Siete años después de aquella tragedia, no había razones a la vista para explicar los seis crímenes. Incluso si había algo en lo que todos coincidían era que no se trataría de un asunto sentimental lo que movió a un grupo de asesinos a realizar semejante carnicería. La imaginación volaba, las hipótesis se sucedían. Ninguna tenía una base cierta, pero todas tenìan sus seguidores que las repetían como verdades indicutidas. Por ejemplo, se decía que los asesinos fueron a robar 50.000 pesos de un crédito recibido por la familia. Sin embargo no se llevaron joyas que había en la estancia. Otro supuesto era que se trató de una venganza contra alguno de los propietarios o contra Raúl Alfredo Forte. No faltaron quienes hablaron de que en los terrenos de la estancia había pistas para aviones del narcotráfico. Tampoco estuvieron ausentes los que veían la mano de una secta diabólica.
El caso quedó a cargo del juez Guillermo Martín de Trenque Lauquen y de un grupo de policías al mando del comisario Mario Rodríguez y del subcomisario Osvaldo Seisdedos. Casi de inmediato detienen a Guillermo “El Colorado” Díaz, un ex policía. ¿La razón del arresto? En abril había ido a la casa de un amigo de José Luis Gianoglio y le había pedido plata prestada. Como ese amigo de Gianoglio no se la prestó entonces le robó dos armas. Díaz, al ser detenido, enseguida “buchoneó” los nombres de cuatro hombres. Por este “servicio” Díaz se ganó la libertad. Y en junio cayeron presos aquellos cuatro hombres: José Alberto “Ruso” Kuhn; Carlos “Manito” Fernández; Jorge
“Satanás” Vera y Julio “El Loco” Yalet. Todos se conocían de frecuentar los tres cabaret de Villegas. En Jefatura de Policía de La Plata, en un sencillo pero bien difundido acto en el salón principal felicitó a los policías: “… por el excelente desempeño en el esclarecimiento de este hecho tan trágico”.

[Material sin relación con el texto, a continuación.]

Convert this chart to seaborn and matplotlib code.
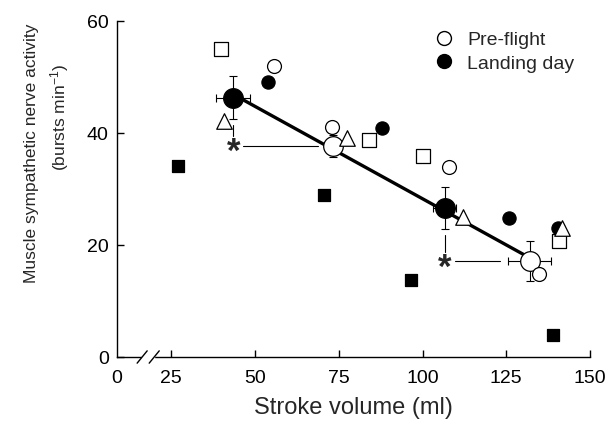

Los cuatro sospechosos estuvieron detenidos durante siete meses. La explicación oficial para imputarlos fue que una prostituta de cabaret escuchó hablar a Vera y a Yalet de la estancia “La Payanca”. Poco, ¿no? Hacía falta más, acaso una buena y detallada confesión. Entonces se escuchó hablar de torturas. Lo que se dijo fue que “Satanás” Vera y “Manito” Fernández confesaron ante el comisario Rodríguez. Hicieron falta siete meses más para que jueces de superior jerarquía pusieran las cosas en su lugar. Por falta de pruebas los cuatro sospechosos quedaron libres; y se ordenó abrir una investigación sobre torturas (que no arribó a ningún puerto como sucede casi siempre en la Argentina con estos casos). En 1998 la Suprema Corte de la provincia de Buenos Aires mandó investigar al juez Martín (el del discurso de felicitación a los policías) por mal desempeño.
Desde entonces, el caso de la estancia “La Payanca” sumó una víctima más: el expediente judicial.